*Aim of the task*: With the pictures left out, copy the listing below exactly.

*Data lines*:
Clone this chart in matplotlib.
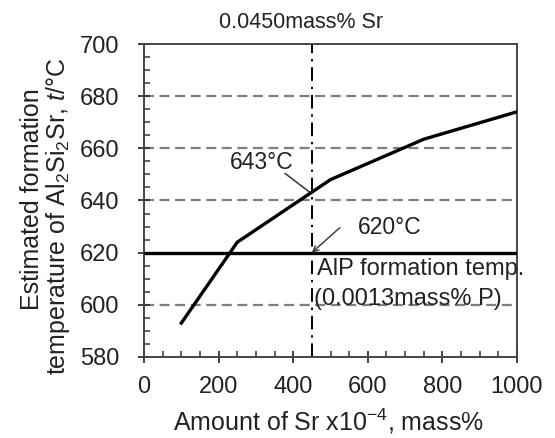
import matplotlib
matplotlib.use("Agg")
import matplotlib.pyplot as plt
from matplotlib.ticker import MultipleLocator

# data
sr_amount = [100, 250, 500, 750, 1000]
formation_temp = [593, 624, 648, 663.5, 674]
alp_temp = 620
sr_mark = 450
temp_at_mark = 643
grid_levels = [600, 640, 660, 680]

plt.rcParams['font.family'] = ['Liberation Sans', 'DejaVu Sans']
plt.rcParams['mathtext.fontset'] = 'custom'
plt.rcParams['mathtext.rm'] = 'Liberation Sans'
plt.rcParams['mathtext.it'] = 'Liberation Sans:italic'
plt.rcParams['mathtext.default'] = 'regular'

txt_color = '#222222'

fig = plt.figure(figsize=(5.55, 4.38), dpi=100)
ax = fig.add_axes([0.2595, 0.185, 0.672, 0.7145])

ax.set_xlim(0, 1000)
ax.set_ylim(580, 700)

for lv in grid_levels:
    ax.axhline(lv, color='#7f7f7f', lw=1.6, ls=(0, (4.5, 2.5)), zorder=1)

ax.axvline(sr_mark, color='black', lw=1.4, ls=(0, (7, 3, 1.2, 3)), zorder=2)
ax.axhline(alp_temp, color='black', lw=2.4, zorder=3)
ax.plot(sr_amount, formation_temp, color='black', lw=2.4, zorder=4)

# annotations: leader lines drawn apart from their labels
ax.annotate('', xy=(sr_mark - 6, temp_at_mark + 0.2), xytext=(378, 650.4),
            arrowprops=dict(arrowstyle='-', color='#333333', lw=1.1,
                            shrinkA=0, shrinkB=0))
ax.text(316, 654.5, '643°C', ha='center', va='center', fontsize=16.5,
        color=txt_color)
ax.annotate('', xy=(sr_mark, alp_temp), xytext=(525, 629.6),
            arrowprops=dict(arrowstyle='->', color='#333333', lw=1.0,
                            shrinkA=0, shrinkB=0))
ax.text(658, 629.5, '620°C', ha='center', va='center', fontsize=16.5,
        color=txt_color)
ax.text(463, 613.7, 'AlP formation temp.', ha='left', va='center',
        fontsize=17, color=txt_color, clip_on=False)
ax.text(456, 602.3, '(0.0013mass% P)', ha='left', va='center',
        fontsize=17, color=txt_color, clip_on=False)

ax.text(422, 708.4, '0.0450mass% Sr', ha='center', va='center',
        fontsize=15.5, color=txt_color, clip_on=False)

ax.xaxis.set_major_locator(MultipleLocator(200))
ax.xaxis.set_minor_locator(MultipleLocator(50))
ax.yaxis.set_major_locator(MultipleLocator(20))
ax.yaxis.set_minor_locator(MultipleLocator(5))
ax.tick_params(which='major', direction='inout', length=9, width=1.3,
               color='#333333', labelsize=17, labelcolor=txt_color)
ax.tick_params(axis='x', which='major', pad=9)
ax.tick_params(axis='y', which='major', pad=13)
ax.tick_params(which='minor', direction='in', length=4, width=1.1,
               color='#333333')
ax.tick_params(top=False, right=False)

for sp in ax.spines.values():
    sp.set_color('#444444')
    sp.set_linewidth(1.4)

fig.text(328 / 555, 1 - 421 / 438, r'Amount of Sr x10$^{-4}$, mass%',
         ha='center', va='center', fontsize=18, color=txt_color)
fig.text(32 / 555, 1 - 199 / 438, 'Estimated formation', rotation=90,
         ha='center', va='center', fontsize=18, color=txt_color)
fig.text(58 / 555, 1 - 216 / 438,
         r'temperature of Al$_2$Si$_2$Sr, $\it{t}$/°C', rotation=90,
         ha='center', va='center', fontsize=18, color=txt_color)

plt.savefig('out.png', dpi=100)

*Response below*:
Clone this chart in matplotlib.
import matplotlib
matplotlib.use("Agg")
import matplotlib.pyplot as plt
from matplotlib.ticker import MultipleLocator

# data
sr_amount = [100, 250, 500, 750, 1000]
formation_temp = [593, 624, 648, 663.5, 674]
alp_temp = 620
sr_mark = 450
temp_at_mark = 643
grid_levels = [600, 640, 660, 680]

plt.rcParams['font.family'] = ['Liberation Sans', 'DejaVu Sans']
plt.rcParams['mathtext.fontset'] = 'custom'
plt.rcParams['mathtext.rm'] = 'Liberation Sans'
plt.rcParams['mathtext.it'] = 'Liberation Sans:italic'
plt.rcParams['mathtext.default'] = 'regular'

txt_color = '#222222'

fig = plt.figure(figsize=(5.55, 4.38), dpi=100)
ax = fig.add_axes([0.2595, 0.185, 0.672, 0.7145])

ax.set_xlim(0, 1000)
ax.set_ylim(580, 700)

for lv in grid_levels:
    ax.axhline(lv, color='#7f7f7f', lw=1.6, ls=(0, (4.5, 2.5)), zorder=1)

ax.axvline(sr_mark, color='black', lw=1.4, ls=(0, (7, 3, 1.2, 3)), zorder=2)
ax.axhline(alp_temp, color='black', lw=2.4, zorder=3)
ax.plot(sr_amount, formation_temp, color='black', lw=2.4, zorder=4)

# annotations: leader lines drawn apart from their labels
ax.annotate('', xy=(sr_mark - 6, temp_at_mark + 0.2), xytext=(378, 650.4),
            arrowprops=dict(arrowstyle='-', color='#333333', lw=1.1,
                            shrinkA=0, shrinkB=0))
ax.text(316, 654.5, '643°C', ha='center', va='center', fontsize=16.5,
        color=txt_color)
ax.annotate('', xy=(sr_mark, alp_temp), xytext=(525, 629.6),
            arrowprops=dict(arrowstyle='->', color='#333333', lw=1.0,
                            shrinkA=0, shrinkB=0))
ax.text(658, 629.5, '620°C', ha='center', va='center', fontsize=16.5,
        color=txt_color)
ax.text(463, 613.7, 'AlP formation temp.', ha='left', va='center',
        fontsize=17, color=txt_color, clip_on=False)
ax.text(456, 602.3, '(0.0013mass% P)', ha='left', va='center',
        fontsize=17, color=txt_color, clip_on=False)

ax.text(422, 708.4, '0.0450mass% Sr', ha='center', va='center',
        fontsize=15.5, color=txt_color, clip_on=False)

ax.xaxis.set_major_locator(MultipleLocator(200))
ax.xaxis.set_minor_locator(MultipleLocator(50))
ax.yaxis.set_major_locator(MultipleLocator(20))
ax.yaxis.set_minor_locator(MultipleLocator(5))
ax.tick_params(which='major', direction='inout', length=9, width=1.3,
               color='#333333', labelsize=17, labelcolor=txt_color)
ax.tick_params(axis='x', which='major', pad=9)
ax.tick_params(axis='y', which='major', pad=13)
ax.tick_params(which='minor', direction='in', length=4, width=1.1,
               color='#333333')
ax.tick_params(top=False, right=False)

for sp in ax.spines.values():
    sp.set_color('#444444')
    sp.set_linewidth(1.4)

fig.text(328 / 555, 1 - 421 / 438, r'Amount of Sr x10$^{-4}$, mass%',
         ha='center', va='center', fontsize=18, color=txt_color)
fig.text(32 / 555, 1 - 199 / 438, 'Estimated formation', rotation=90,
         ha='center', va='center', fontsize=18, color=txt_color)
fig.text(58 / 555, 1 - 216 / 438,
         r'temperature of Al$_2$Si$_2$Sr, $\it{t}$/°C', rotation=90,
         ha='center', va='center', fontsize=18, color=txt_color)

plt.savefig('out.png', dpi=100)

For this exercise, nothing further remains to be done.